Since the leading edge 18 of the airfoil 12 is the most critical life-limiting area, the rod is most effectively placed in the leading edge cavity 22, but multiple rods can be used in one or more of the remaining cavities if needed. By so pre-straining the airfoils of the nozzle, the strain A-ratios at the life critical, leading edge locations will be shifted from -1 to +1, resulting in LCF life improvements over conventional non-pre-strained nozzles.
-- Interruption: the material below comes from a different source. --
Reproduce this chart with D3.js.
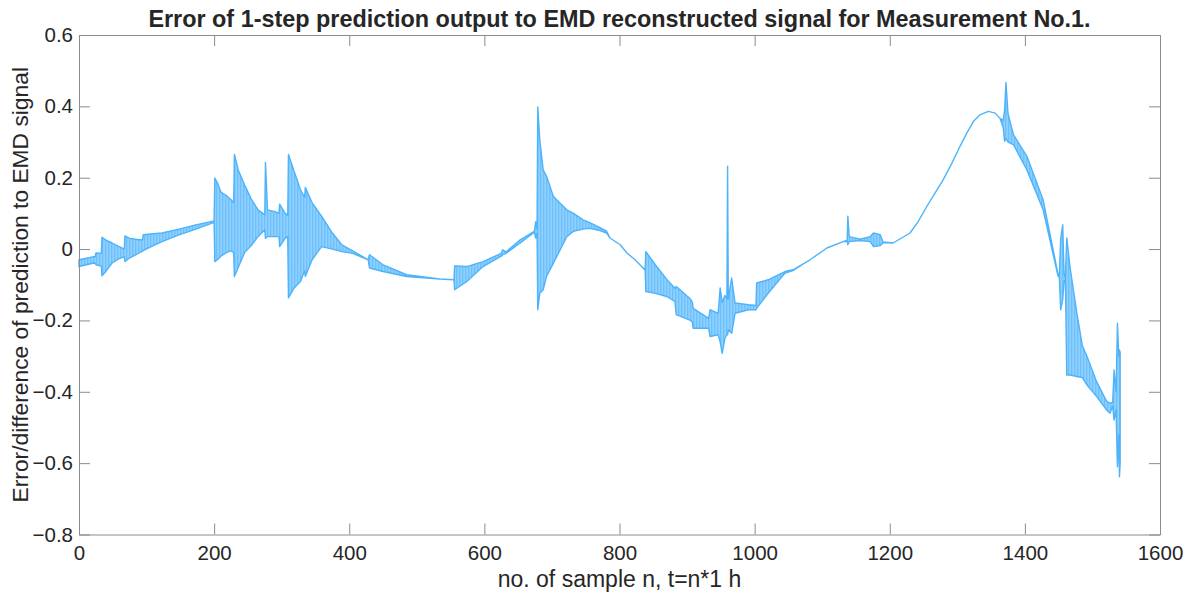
<!DOCTYPE html>
<html>
<head>
<meta charset="utf-8">
<script src="https://cdn.jsdelivr.net/npm/d3@7"></script>
<style>
  body { margin: 0; background: #fff; }
  svg text { font-family: "Liberation Sans", Arial, sans-serif; fill: #262626; }
</style>
</head>
<body>
<div id="chart-area"></div>
<script>
// envelope of the 1-step prediction error (sample n, lower, upper)
const sampleN = [0, 22, 24, 25, 33, 34, 40, 49, 58, 67, 68, 75, 89, 94, 95, 110, 123, 148, 173, 200,
  201, 205, 210, 218, 225, 229, 230, 236, 245, 255, 265, 275, 276, 279, 290, 296, 297, 305, 309, 310,
  318, 328, 334, 335, 345, 359, 375, 389, 405, 428, 430, 450, 485, 534, 555, 556, 574, 598, 625, 627,
  632, 653, 674, 676, 678, 679, 682, 687, 692, 702, 707, 722, 732, 746, 756, 771, 781, 786, 801, 811,
  823, 835, 838, 839, 853, 870, 882, 884, 905, 908, 909, 932, 934, 946, 949, 952, 956, 959, 960, 961,
  966, 971, 991, 1002, 1003, 1020, 1045, 1057, 1082, 1107, 1131, 1137, 1138, 1140, 1156, 1171, 1176, 1186, 1190, 1205,
  1230, 1242, 1255, 1267, 1279, 1292, 1304, 1314, 1324, 1334, 1346, 1356, 1363, 1368, 1370, 1372, 1375, 1383, 1403, 1427,
  1449, 1451, 1453, 1456, 1458, 1460, 1462, 1467, 1477, 1485, 1492, 1506, 1521, 1526, 1530, 1532, 1535, 1537, 1539, 1540, 1541];

const lowerErr = [-0.049, -0.039, -0.040, -0.044, -0.048, -0.075, -0.062, -0.039, -0.028, -0.021, -0.035, -0.025, -0.011, -0.006, -0.004, 0.010, 0.021, 0.040, 0.056, 0.075,
  -0.035, -0.030, -0.020, -0.010, -0.005, -0.010, -0.077, -0.050, -0.010, 0.010, 0.035, 0.054, 0.030, 0.035, 0.035, 0.035, 0.007, 0.030, 0.035, -0.137,
  -0.110, -0.090, -0.060, -0.077, -0.030, 0.007, 0.000, -0.007, -0.012, -0.030, -0.053, -0.063, -0.077, -0.084, -0.086, -0.114, -0.091, -0.049, -0.020, -0.016,
  -0.012, 0.017, 0.047, 0.031, 0.045, -0.170, -0.124, -0.114, -0.077, -0.040, -0.021, 0.035, 0.050, 0.056, 0.058, 0.052, 0.045, 0.031, 0.012, -0.011,
  -0.030, -0.053, -0.060, -0.119, -0.124, -0.133, -0.147, -0.184, -0.200, -0.205, -0.222, -0.222, -0.245, -0.240, -0.260, -0.292, -0.250, -0.240, -0.240, -0.226,
  -0.236, -0.180, -0.170, -0.170, -0.166, -0.124, -0.067, -0.060, -0.030, 0.003, 0.021, 0.022, 0.012, 0.021, 0.024, 0.021, 0.007, 0.010, 0.018, 0.017,
  0.045, 0.077, 0.120, 0.157, 0.194, 0.241, 0.288, 0.325, 0.358, 0.377, 0.386, 0.381, 0.367, 0.340, 0.302, 0.310, 0.300, 0.293, 0.222, 0.110,
  -0.075, -0.080, -0.170, -0.142, -0.090, -0.085, -0.353, -0.353, -0.357, -0.360, -0.381, -0.413, -0.451, -0.460, -0.440, -0.479, -0.450, -0.610, -0.520, -0.638, -0.600];

const upperErr = [-0.030, -0.021, -0.022, -0.011, -0.012, 0.033, 0.025, 0.017, 0.008, 0.000, 0.037, 0.030, 0.026, 0.026, 0.040, 0.043, 0.045, 0.056, 0.068, 0.079,
  0.199, 0.185, 0.160, 0.150, 0.138, 0.130, 0.265, 0.220, 0.180, 0.140, 0.110, 0.096, 0.243, 0.110, 0.105, 0.100, 0.126, 0.100, 0.095, 0.265,
  0.220, 0.165, 0.145, 0.173, 0.130, 0.092, 0.045, 0.012, -0.005, -0.030, -0.016, -0.044, -0.072, -0.084, -0.086, -0.047, -0.049, -0.035, -0.012, -0.002,
  -0.008, 0.026, 0.050, 0.077, 0.055, 0.398, 0.307, 0.222, 0.204, 0.148, 0.138, 0.110, 0.100, 0.082, 0.074, 0.060, 0.050, 0.031, 0.012, -0.011,
  -0.030, -0.053, -0.055, -0.007, -0.044, -0.085, -0.110, -0.105, -0.140, -0.150, -0.166, -0.194, -0.170, -0.180, -0.109, -0.150, -0.130, -0.140, 0.232, -0.140,
  -0.081, -0.151, -0.156, -0.158, -0.095, -0.086, -0.063, -0.058, -0.030, 0.003, 0.021, 0.025, 0.092, 0.035, 0.028, 0.035, 0.045, 0.040, 0.020, 0.017,
  0.045, 0.077, 0.120, 0.157, 0.194, 0.241, 0.288, 0.325, 0.358, 0.377, 0.386, 0.381, 0.367, 0.360, 0.390, 0.467, 0.380, 0.321, 0.260, 0.138,
  -0.070, -0.075, 0.028, 0.068, -0.070, -0.081, 0.031, -0.053, -0.180, -0.270, -0.301, -0.371, -0.427, -0.432, -0.430, -0.339, -0.400, -0.208, -0.300, -0.283, -0.290];

const xTicks = [0, 200, 400, 600, 800, 1000, 1200, 1400, 1600];
const yTicks = [-0.8, -0.6, -0.4, -0.2, 0, 0.2, 0.4, 0.6];

const titleText = "Error of 1-step prediction output to EMD reconstructed signal for Measurement No.1.";
const xLabel = "no. of sample n, t=n*1 h";
const yLabel = "Error/difference of prediction to EMD signal";

const w = 1192;
const h = 601;
const margin = { left: 79, right: 32, top: 35, bottom: 66.5 };
const lineColor = "#4db3fa";
const axisColor = "#8c8c8c";

const svg = d3.select("#chart-area")
  .append("svg")
  .attr("width", w)
  .attr("height", h);

const x = d3.scaleLinear()
  .domain([0, 1600])
  .range([margin.left, w - margin.right]);

const y = d3.scaleLinear()
  .domain([-0.8, 0.6])
  .range([h - margin.bottom, margin.top]);

// vertical hatching so the band looks like a dense zig-zag line
const hatch = svg.append("defs")
  .append("pattern")
  .attr("id", "hatch")
  .attr("patternUnits", "userSpaceOnUse")
  .attr("width", 3)
  .attr("height", 10);
hatch.append("rect")
  .attr("width", 3).attr("height", 10)
  .attr("fill", lineColor).attr("fill-opacity", 0.62);
hatch.append("rect")
  .attr("width", 1.4).attr("height", 10)
  .attr("fill", lineColor).attr("fill-opacity", 0.55);

const points = sampleN.map((n, i) => ({ n: n, lo: lowerErr[i], hi: upperErr[i] }));

const band = d3.area()
  .x(d => x(d.n))
  .y0(d => y(d.lo))
  .y1(d => y(d.hi));

svg.append("path")
  .datum(points)
  .attr("d", band)
  .attr("fill", "url(#hatch)")
  .attr("stroke", lineColor)
  .attr("stroke-width", 1.4)
  .attr("stroke-linejoin", "round");

// axes, ticks pointing inward on all four sides
const xAxis = d3.axisBottom(x).tickValues(xTicks).tickSizeInner(-11).tickSizeOuter(0).tickPadding(11)
  .tickFormat(d3.format("d"));
const yAxis = d3.axisLeft(y).tickValues(yTicks).tickSizeInner(-11).tickSizeOuter(0).tickPadding(6)
  .tickFormat(d => d === 0 ? "0" : d3.format(".1f")(d));

const gx = svg.append("g")
  .attr("transform", `translate(0,${h - margin.bottom})`)
  .call(xAxis);
const gy = svg.append("g")
  .attr("transform", `translate(${margin.left},0)`)
  .call(yAxis);
const gxTop = svg.append("g")
  .attr("transform", `translate(0,${margin.top})`)
  .call(d3.axisTop(x).tickValues(xTicks).tickSizeInner(-11).tickSizeOuter(0).tickFormat(""));
const gyRight = svg.append("g")
  .attr("transform", `translate(${w - margin.right},0)`)
  .call(d3.axisRight(y).tickValues(yTicks).tickSizeInner(-11).tickSizeOuter(0).tickFormat(""));

[gx, gy, gxTop, gyRight].forEach(g => {
  g.selectAll("path, line").attr("stroke", axisColor).attr("stroke-width", 1);
  g.selectAll("text")
    .style("font-family", "'Liberation Sans', Arial, sans-serif")
    .style("font-size", "20.5px")
    .attr("fill", "#262626");
});

svg.append("text")
  .attr("x", (margin.left + w - margin.right) / 2)
  .attr("y", 27)
  .attr("text-anchor", "middle")
  .style("font-size", "23.4px")
  .style("font-weight", "bold")
  .text(titleText);

svg.append("text")
  .attr("x", (margin.left + w - margin.right) / 2)
  .attr("y", 587)
  .attr("text-anchor", "middle")
  .style("font-size", "23px")
  .text(xLabel);

svg.append("text")
  .attr("transform", `translate(27.5,${(margin.top + h - margin.bottom) / 2}) rotate(-90)`)
  .attr("text-anchor", "middle")
  .style("font-size", "22.8px")
  .text(yLabel);
</script>
</body>
</html>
Testing has demonstrated that the low cycle fatigue life may be improved by at least a factor of 2 when the strain A-ratio is shifted from -1 to +1.

Claims

A method of increasing low cycle fatigue life of a turbine nozzle comprising a plurality of stationary airfoils (12) extending between radially inner and outer ring segments (16, 14) comprising:

a) providing at least one radial passage in each of said plurality of airfoils;

b) installing a rod (56) in said radial passage extending between said radially inner and outer ring segments; and,

c) pre-loading said rod (56) to compress said airfoil between said inner and outer ring segments,

characterised in that said radial passage is a cooling passage and in that, during step b), said rod is being fixed to one of said inner and outer ring segments.
The method of claim 1 wherein, during step (b), a lower end of said rod (56) is fixed to said inner ring segment (16) and a free end of said rod (56) extends radially through said airfoil and through said outer ring segment (14), and a nut (62) is threadably engaged with said rod (56) and tightened against said outer ring segment, thereby pre-loading said airfoil in compression.
The method of claim 2 wherein after the nut (62) is tightened, the rod is welded to the outer ring segment.
The method of claim 3 wherein steps a), b), and c) are repeated for each airfoil in the nozzle.
The method of claim 1 wherein a sleeve (50) is placed within said at least one radial passage (22), and said rod (56) extends through said sleeve.
The method of claim 1 wherein said at least one radial passage (22) is located along a leading edge (18) of the nozzle (10).